The Common Voice project needs your voice in Esperanto - and could help the EO duolingo tree a lot
I hope this doesn’t count as advertising since this is a non-profit project that could be very useful for Duolingo too.
The Common Voice project by Mozilla builds up a huge voice database in many languages, including Esperanto. This open database exists to help make speech recognition better and/or available in more languages. So, this is basically a project to make machine learning for speech recognition reachable for everyone, especially for smaller languages and startups without much capital. This is the website in Esperanto:
You can do two things there:
- donate your voice - you record short sentences in a language of your choice. It is very important that this project gets a diverse collection of audios. Right now, only 10% of the audio is from female donors and they are also looking for people in the age group below 18 and above 40.
- Listen to the records and validate that they are corect. This part is great to train your listening skills in Esperanto and you learn a lot about different Esperanto accents from different countries.
Right now (Aug. 2019) there are 20 hours of recordings in Esperanto from 144 speakers, 15 hours are already validated. The complete dataset is under a free license (CC0) so everyone can use it without any restrictions for their own private or commercial machine learning projects.
So how could this be useful for Duolingo? Many language versions of Duolingo support speak recognition, but the Esperanto tree doesn't. I assume that this is because of the complete lack of Esperanto speech recognition software. The Mozilla voice project is the first project I know of that really could change this situation. A lot of startups and big company will use this dataset simply because it is free. If they find a good dataset for Esperanto the chance exists that at least a few of them will train there system also with this data. (for example Google already supports Esperanto in google translate)
So in the end we might get speech recognition for Esperanto for a few services and maybe also here on Duoling. Plus, this dataset could also be very useful for speech synthesizers that use machine learning.
I find it a lot of fun to donate some time to this project every now and then. What are you thinking about it?
Right now (Aug. 2019) there are 20 hours of recordings in Esperanto from 144 speakers,
This project created by far the biggest dataset for Esperanto (and for many other small languages too). But the official aim for all datasets is 10 000 hours because they say this is the amount of data one needs to train a neural network and get good results. This aim ist very ambitious for most small languages. But I do believe that Esperanto could work with much less data, because the hard part in machine learning is teaching all the exceptions and irregularities to the computer. In Esperanto one only has to teach different accents and voices to the computer, but the pronunciation and the writing is always completely regular.
AFAIK no one has ever tried machine learning with a constructed language (due to the lack of data to train the neural network) that is why I’m looking forward to the first experiments with the Esperanto dataset. Maybe we will see some surprises. I belive 100 hours of recordings in the next two years is a realistic aim for the Esperanto community.
Thank you for sharing this! I will definitely be contributing in the future.

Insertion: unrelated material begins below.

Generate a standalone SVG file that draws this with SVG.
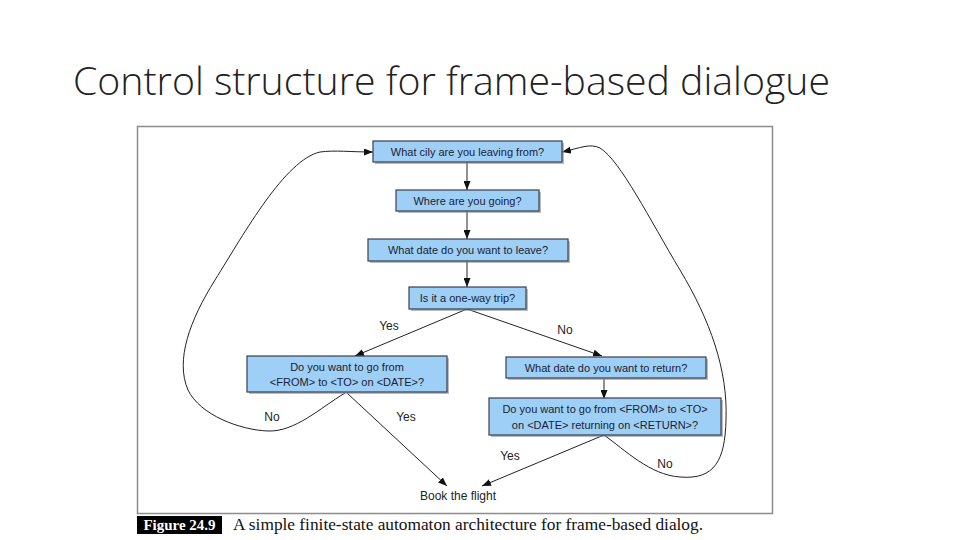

Well, that was exactly thought, as I participate in the course. Besides, I am 55, so I definitely fit your needs. The problem for me are technical details, I simply do not know how to do it. Could anyone on the know enlighten me?
Thats great! I will try to elighten you :) Maybe the english version of the project is easier for you to understand. (or any other language that you can find in the dropdown in the upper right corner of the website)
You can do everything without creating a user, but if you want to track your work a user can be very usefull. In both cases you can start on the homepage (https://voice.mozilla.org/eo) by clicking on the round icon right next to "paroli" or "aŭskulti". If you choosed "paroli" you will likely get a little dialog where your browser asks you if it is okay that this website wants to use your microphone when you try to record your voice for the first time. You have to allow this to start the recording.
If you have more questions, always feel free to ask.
Great project, well worth supporting! I will arrange for people to contribute.